With the price of residential properties continuing to rise in most markets across the U.S. and first time buyers now looking for rental homes as a fix until markets correct themselves, multifamily builder confidence in the rental apartment market soared to a new high in the first quarter of 2006. According to the results of the National Association of Home Builders/Fannie Mae Multifamily Housing Market Index (MMI), rising occupancies and rental rates pointed to increased consumer demand in rental homes. The NAHB has been collecting data for the MMI since the last quarter of 2002.

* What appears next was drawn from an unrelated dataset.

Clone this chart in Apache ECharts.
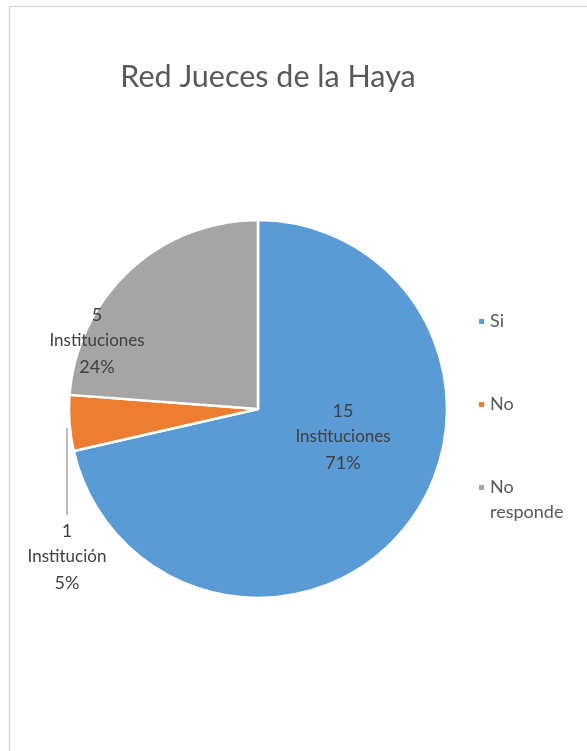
<!DOCTYPE html>
<html><head><meta charset="utf-8">
<script src="https://cdn.jsdelivr.net/npm/echarts@6/dist/echarts.min.js"></script>
<style>html,body{margin:0;padding:0;background:#fff}#c{width:587px;height:751px}</style>
</head><body><div id="c"></div>
<script>
var titleText = 'Red Jueces de la Haya';
var categories = ['Si', 'No', 'No responde'];
var values = [15, 1, 5];
var units = ['Instituciones', 'Institución', 'Instituciones'];
var colors = ['#5B9BD5', '#ED7D31', '#A5A5A5'];

var labelPos = [[343, 437], [67, 557], [97, 341]];
var FONT = 'Lato, "Open Sans", sans-serif';

var chart = echarts.init(document.getElementById('c'), null, {renderer: 'canvas'});
var total = values.reduce(function (a, b) { return a + b; }, 0);
var data = categories.map(function (n, i) {
  return {name: n, value: values[i], itemStyle: {color: colors[i]},
    labelLine: {show: i === 1}};
});
chart.setOption({
  animation: false,
  backgroundColor: '#fff',
  graphic: [{type: 'rect', shape: {x: 9.5, y: 6.5, width: 700, height: 900},
    style: {fill: 'none', stroke: '#D9D9D9', lineWidth: 1.5}, silent: true}],
  title: {text: titleText, left: 263, top: 57, textAlign: 'center',
    textStyle: {fontFamily: FONT, fontSize: 30.5, fontWeight: 'normal', color: '#595959'}},
  legend: [0, 1, 2].map(function (i) {
    var tops = [304, 387, 445];
    return {
      data: [categories[i]], orient: 'vertical', left: 472, top: tops[i],
      icon: 'rect', itemWidth: 7, itemHeight: 7, itemGap: 0,
      formatter: function (n) { return n === 'No responde' ? ' \nNo\nresponde' : n; },
      textStyle: {fontFamily: FONT, fontSize: 18, color: '#595959', lineHeight: 25}
    };
  }),
  series: [{
    type: 'pie', center: [258, 409], radius: 189, startAngle: 90, clockwise: true,
    avoidLabelOverlap: false,
    itemStyle: {borderColor: '#fff', borderWidth: 2.5},
    data: data,
    label: {
      show: true, position: 'outside', align: 'center', verticalAlign: 'middle',
      formatter: function (p) {
        var pct = Math.round(p.value / total * 100);
        return '{v|' + p.value + '}\n{u|' + units[p.dataIndex] + '}\n{v|' + pct + '%}';
      },
      rich: {
        v: {fontFamily: FONT, fontSize: 18, color: '#404040', lineHeight: 26, align: 'center'},
        u: {fontFamily: FONT, fontSize: 17, color: '#404040', lineHeight: 26, align: 'center'}
      }
    },
    labelLine: {lineStyle: {color: '#A6A6A6', width: 1.5}, length: 10, length2: 10},
    labelLayout: function (params) {
      var i = params.dataIndex;
      var r = {x: labelPos[i][0], y: labelPos[i][1], align: 'center', verticalAlign: 'middle'};
      if (i === 1) {
        r.labelLinePoints = [[67, 428], [67, 470], [67, 515]];
      }
      return r;
    }
  }]
});
</script></body></html>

"With the price of homes up about 10-15 percent over the last 12 months and more than 55 percent nationwide over the last five years, many hopeful low- and middle-income buyers are increasingly turning to rental properties, both multifamily and apartments, as their primary choice for shelter" explained Stan Hanks, principal of RealSource Commercial , a Salt Lake City firm that originated more than $100 million in loans in 2005. "This is good news for builders and lenders alike, as the industry moves to meet the apartment and rental needs of these ready-to-rent consumers."
The component of the MMI that tracks current demand saw both moderately priced (Class B) and lower-rent apartments (Class C) reaching their highest levels ever in the first quarter of 2006, with moderately priced units topping the index at 71.4, up from 60.6 at the same time last year and about 30 points higher than the last quarter of 2002. Luxury rental apartments (Class A) gained 1.6 points to reach 61.6 in the first quarter of 2006, compared to 60.0 at the same time last year.
"The rental market is very good right now," noted Leonard Wood, an apartment and condo builder from Atlanta and chairman of NAHB's Multifamily Leadership Board. "Over the past three years, there have been thousands of rental units converted and sold as condos and, at the same time, few new rental apartments were being built. This leaves us with a supply-constrained market while demand is growing."
The MMI component that gauges supply for market-rate rental apartments dropped to 54.6 during the first quarter of 2006, down from 57.2 at the same time last year. With supply tightening and demand on the rise, the component of the MMI that tracks rents reached a record high for the series, with an index of 73.1, up from 61.7 at the same time last year and almost 20 points higher than three years ago.
Another sign of a coming rise in multifamily and apartment construction is the recent news from the National Association of REALTORS that showed vacancy rates in the fourth quarter to average 5.7 percent compared with 6.2 percent during the same period in 2005. The NAR reported that the average rent is forecast to rise 4.1 percent this year compared with 2.9 percent in 2005. Most notably, total investment in multifamily property was $24.0 billion during the first quarter, up 30 percent from the first quarter of 2005, and multifamily net absorption is likely to be 256,500 units in 59 tracked metro areas this year, compared with 351,000 absorbed in 2005.
"Affordability isn't the only concern as we hear many more consumers anxious about sustainable job growth and job security, and international events," said Hanks, whose company specializes in multi-family lending around the country. "These issues combined are weighing on the minds of real estate consumers and most likely will keep more people looking in the rental marketplace."
With the Commerce Department recently announcing new home building projects at an annual rate of 1.88 million units in May, 2006, an eight percent drop from the prior year; it may pay for builders to add apartments and multifamily housing construction to their cadre of professional services.